Typically, valid_to matches the event timestamp, but in cases like payment plans, where payments occur after creation, some payments may be excluded based on the valid_to data.

Parameters:

event_from (datetime): Start of the time range (with timezone).
event_to (datetime): End of the time range (with timezone).
valid_from (Optional[datetime]): Start of the validity period (optional, with timezone).
valid_to (Optional[datetime]): End of the validity period (optional, with timezone).
max_exclusive (bool): If True, valid_to values are treated as exclusive.
time_filter_feature: the feature description for the time filter. Default is "time_filter".
time_travel_filter_feature: the feature description for the time travel filter. Default is "time_travel_filter".

The single_filters created will be converted to UTC as ISO 8601 formatted strings to ensure consistency across time zones and avoid ambiguity when comparing or processing time-based data.

How to create a collection of single filters (GlobalFilter)

In this example, we simply instantiate a GlobalFilter and add a SingleFilter.

from mloda_core.filter.global_filter import GlobalFilter

global_filter = GlobalFilter()
global_filter.add_filter("example_order_id", "equal", {"value": 1})

global_filter.filters

Result

{<SingleFilter(feature_name=example_order_id, type=equal, parameters=(('value', 1),))>}

How to deal with time filters

In this example, we show how one can manage datetime relations.

from datetime import datetime, timezone

event_from = datetime(2023, 1, 1, tzinfo=timezone.utc)
event_to = datetime(2023, 12, 31, tzinfo=timezone.utc)
valid_from = datetime(2022, 1, 1, tzinfo=timezone.utc)
valid_to = datetime(2022, 12, 31, tzinfo=timezone.utc)

global_filter.add_time_and_time_travel_filters(event_from, event_to, valid_from, valid_to)

global_filter.filters

Result

{<SingleFilter(feature_name=time_travel_filter, type=range, parameters=(('max', '2022-12-31T00:00:00+00:00'), ('max_exclusive', True), ('min', '2022-01-01T00:00:00+00:00')))>, 
 <SingleFilter(feature_name=time_filter, type=range, parameters=(('max', '2023-12-31T00:00:00+00:00'), ('max_exclusive', True), ('min', '2023-01-01T00:00:00+00:00')))>}

Example access to Filters in the Feature Group

Now, we need to also use a FeatureGroup which supports it. In this example, we show where we can access the SingleFilters. The implementation of the concrete filters is dependent on the feature group.
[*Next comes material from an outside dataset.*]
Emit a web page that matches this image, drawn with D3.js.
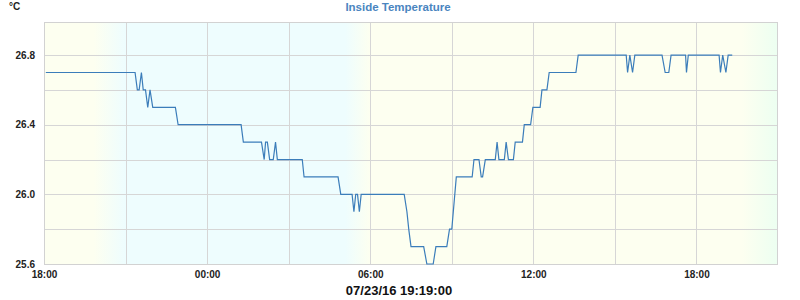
<!DOCTYPE html>
<html>
<head>
<meta charset="utf-8">
<script src="https://cdn.jsdelivr.net/npm/d3@7"></script>
<style>
  html, body { margin: 0; padding: 0; background: #fff; }
  svg { display: block; }
  text { font-family: "Liberation Sans", Arial, sans-serif; }
</style>
</head>
<body>
<svg id="chart" width="800" height="300"></svg>
<script>
// ---- data ----
const times = [
  "2016-07-22 18:04","2016-07-22 21:21","2016-07-22 21:26","2016-07-22 21:30","2016-07-22 21:35",
  "2016-07-22 21:39","2016-07-22 21:44","2016-07-22 21:49","2016-07-22 21:54","2016-07-22 22:00",
  "2016-07-22 22:50","2016-07-22 22:56","2016-07-23 01:15","2016-07-23 01:20","2016-07-23 02:00",
  "2016-07-23 02:06","2016-07-23 02:09","2016-07-23 02:13","2016-07-23 02:18","2016-07-23 02:26",
  "2016-07-23 02:31","2016-07-23 02:35","2016-07-23 03:30","2016-07-23 03:34","2016-07-23 04:49",
  "2016-07-23 04:55","2016-07-23 05:20","2016-07-23 05:24","2016-07-23 05:28","2016-07-23 05:32",
  "2016-07-23 05:36","2016-07-23 05:40","2016-07-23 07:15","2016-07-23 07:21","2016-07-23 07:25",
  "2016-07-23 07:30","2016-07-23 07:58","2016-07-23 08:05","2016-07-23 08:19","2016-07-23 08:25",
  "2016-07-23 08:49","2016-07-23 08:55","2016-07-23 09:00","2016-07-23 09:10","2016-07-23 09:45",
  "2016-07-23 09:49","2016-07-23 10:00","2016-07-23 10:05","2016-07-23 10:08","2016-07-23 10:14",
  "2016-07-23 10:36","2016-07-23 10:40","2016-07-23 10:44","2016-07-23 10:56","2016-07-23 11:00",
  "2016-07-23 11:05","2016-07-23 11:16","2016-07-23 11:20","2016-07-23 11:36","2016-07-23 11:40",
  "2016-07-23 11:54","2016-07-23 11:59","2016-07-23 12:15","2016-07-23 12:19","2016-07-23 12:30",
  "2016-07-23 12:35","2016-07-23 13:34","2016-07-23 13:39","2016-07-23 15:25","2016-07-23 15:28",
  "2016-07-23 15:33","2016-07-23 15:39","2016-07-23 15:44","2016-07-23 16:44","2016-07-23 16:51",
  "2016-07-23 16:59","2016-07-23 17:04","2016-07-23 17:36","2016-07-23 17:38","2016-07-23 17:42",
  "2016-07-23 18:50","2016-07-23 18:53","2016-07-23 18:58","2016-07-23 19:05","2016-07-23 19:10",
  "2016-07-23 19:19"
];
const temps = [
  26.7,26.7,26.6,26.6,26.7,
  26.6,26.6,26.5,26.6,26.5,
  26.5,26.4,26.4,26.3,26.3,
  26.2,26.3,26.3,26.2,26.2,
  26.3,26.2,26.2,26.1,26.1,
  26.0,26.0,25.9,26.0,26.0,
  25.9,26.0,26.0,25.9,25.8,
  25.7,25.7,25.6,25.6,25.7,
  25.7,25.8,25.8,26.1,26.1,
  26.2,26.2,26.1,26.1,26.2,
  26.2,26.3,26.2,26.2,26.3,
  26.2,26.2,26.3,26.3,26.4,
  26.4,26.5,26.5,26.6,26.6,
  26.7,26.7,26.8,26.8,26.7,
  26.8,26.7,26.8,26.8,26.7,
  26.7,26.8,26.8,26.7,26.8,
  26.8,26.7,26.8,26.7,26.8,
  26.8
];
const xDomain = ["2016-07-22 18:00", "2016-07-23 21:00"];
const xLabels = ["18:00", "00:00", "06:00", "12:00", "18:00"];
const yTicks = [25.6, 26.0, 26.4, 26.8];
const yGrid = [25.8, 26.0, 26.2, 26.4, 26.6, 26.8];
const shadeTimes = ["2016-07-22 18:00","2016-07-22 19:50","2016-07-22 20:58","2016-07-23 05:05",
                    "2016-07-23 06:00","2016-07-23 19:40","2016-07-23 21:00"];
const shadeColors = ["#fdfff0","#fdfff0","#eefdfe","#eefdfe","#fdfff0","#fdfff0","#ecfff1"];
const title = "Inside Temperature";
const unit = "°C";
const stamp = "07/23/16 19:19:00";

// ---- chart ----
const parse = d3.timeParse("%Y-%m-%d %H:%M");
const data = times.map((t, i) => ({ t: parse(t), v: temps[i] }));
const svg = d3.select("#chart");
const L = 44, R = 778, T = 22, B = 264;

const x = d3.scaleTime().domain(xDomain.map(parse)).range([L, R]);
const y = d3.scaleLinear().domain([25.6, 26.99]).range([B, T]);

// background shading
const defs = svg.append("defs");
const grad = defs.append("linearGradient").attr("id", "shade")
  .attr("gradientUnits", "userSpaceOnUse")
  .attr("x1", L).attr("x2", R).attr("y1", 0).attr("y2", 0);
shadeTimes.forEach((s, i) => {
  grad.append("stop")
    .attr("offset", (x(parse(s)) - L) / (R - L))
    .attr("stop-color", shadeColors[i]);
});
svg.append("rect").attr("x", L).attr("y", T).attr("width", R - L).attr("height", B - T)
  .attr("fill", "url(#shade)");

// vertical grid every 3h
const vTicks = d3.timeHour.every(3).range(x.domain()[0], x.domain()[1]);
svg.append("g").selectAll("line").data(vTicks.slice(1)).join("line")
  .attr("x1", d => Math.round(x(d)) + 0.5).attr("x2", d => Math.round(x(d)) + 0.5)
  .attr("y1", T).attr("y2", B)
  .attr("stroke", "#d6d6d6").attr("stroke-width", 1);

// horizontal grid
svg.append("g").selectAll("line").data(yGrid).join("line")
  .attr("x1", L).attr("x2", R)
  .attr("y1", d => Math.round(y(d)) + 0.5).attr("y2", d => Math.round(y(d)) + 0.5)
  .attr("stroke", "#d6d6d6").attr("stroke-width", 1);

// frame
svg.append("rect").attr("x", L + 0.5).attr("y", T + 0.5)
  .attr("width", R - L - 1).attr("height", B - T)
  .attr("fill", "none").attr("stroke", "#d2d2d2");

// line
const line = d3.line().x(d => x(d.t)).y(d => y(d.v)).curve(d3.curveLinear);
svg.append("path").datum(data).attr("d", line)
  .attr("fill", "none").attr("stroke", "#3b7dba").attr("stroke-width", 1.2);

// y axis labels
const yAxis = d3.axisLeft(y).tickValues(yTicks).tickFormat(d3.format(".1f")).tickSize(0).tickPadding(9);
const gy = svg.append("g").attr("transform", `translate(${L},0)`).call(yAxis);
gy.select(".domain").remove();
gy.selectAll("text").attr("font-family", "Liberation Sans, Arial, sans-serif")
  .attr("font-size", 10).attr("font-weight", "bold").attr("fill", "#222");

// x axis labels every 6h
const xTickDates = d3.timeHour.every(6).range(x.domain()[0], x.domain()[1]);
const xAxis = d3.axisBottom(x).tickValues(xTickDates)
  .tickFormat((d, i) => xLabels[i]).tickSize(0).tickPadding(7);
const gx = svg.append("g").attr("transform", `translate(0,${B})`).call(xAxis);
gx.select(".domain").remove();
gx.selectAll("text").attr("font-family", "Liberation Sans, Arial, sans-serif")
  .attr("font-size", 10).attr("font-weight", "bold").attr("fill", "#222");

// title
svg.append("text").attr("x", 398).attr("y", 11).attr("text-anchor", "middle")
  .attr("font-size", 11.5).attr("font-weight", "bold").attr("fill", "#4a85bf")
  .text(title);
// unit
svg.append("text").attr("x", 9).attr("y", 10)
  .attr("font-size", 10).attr("font-weight", "bold").attr("fill", "#222")
  .text(unit);
// timestamp
svg.append("text").attr("x", 399).attr("y", 295).attr("text-anchor", "middle")
  .attr("font-size", 13).attr("font-weight", "bold").attr("fill", "#111")
  .text(stamp);
</script>
</body>
</html>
This example is rather complex as we filter a python dictionary.

Further, the feature is a data creator, so we create the data here itself.

from mloda_core.abstract_plugins.abstract_feature_group import AbstractFeatureGroup
from typing import Any, Union, Set, Type, Optional
from mloda_core.abstract_plugins.components.feature_set import FeatureSet
from mloda_core.abstract_plugins.compute_frame_work import ComputeFrameWork
from mloda_core.abstract_plugins.components.input_data.base_input_data import BaseInputData
from mloda_core.abstract_plugins.components.input_data.creator.data_creator import DataCreator
from mloda_plugins.compute_framework.base_implementations.pyarrow.table import PyarrowTable
from mloda_core.api.request import mlodaAPI

class ExampleOrderFilter(AbstractFeatureGroup):
    @classmethod
    def input_data(cls) -> Optional[BaseInputData]:
        return DataCreator({cls.get_class_name(), "example_order_id"})

    @classmethod
    def calculate_feature(cls, data: Any, features: FeatureSet) -> Any:
        _data_creator = {cls.get_class_name(): [1, 2, 3],
                         "example_order_id": [2, 1, 1]
                         }
        # The following algorithm is naive and rather should show an example than a normal use case.
        # The filter implementation highly depends on the feature group!
        # Extract the filter value and filter_name information from the filters.
        for filter in features.filters:
            filter_value = filter.parameter[0]
            filter_name = filter.filter_feature.name
            break
        # Create the order_id filter
        order_id_filter = [i for i, order_id in enumerate(_data_creator[filter_name]) if order_id == filter_value[1]]
        # Apply the filter
        filtered_data = {
            key: [value[i] for i in order_id_filter]
            for key, value in _data_creator.items()
            if key != filter_name
        }
        return filtered_data
    @classmethod
    def compute_framework_rule(cls) -> Union[bool, Set[Type[ComputeFrameWork]]]:
        return {PyarrowTable}

result = mlodaAPI.run_all(
    ["ExampleOrderFilter"], 
    global_filter=global_filter
)
result[0]

Expected Output

ExampleOrderFilter: [[2,3]]

Although this example is complex, it is noteworthy, that the framework considers filters as features and setup as that in the framework.

Summary

This filtering system improves data preprocessing through GlobalFilter and SingleFilters, allowing flexible, condition-based refinement, including time-based filtering. It maintains consistency using FilterTypeEnum and supports complex machine learning use cases. If you encounter a commonly used filter not yet included, feel free to open an issue or submit a pull request.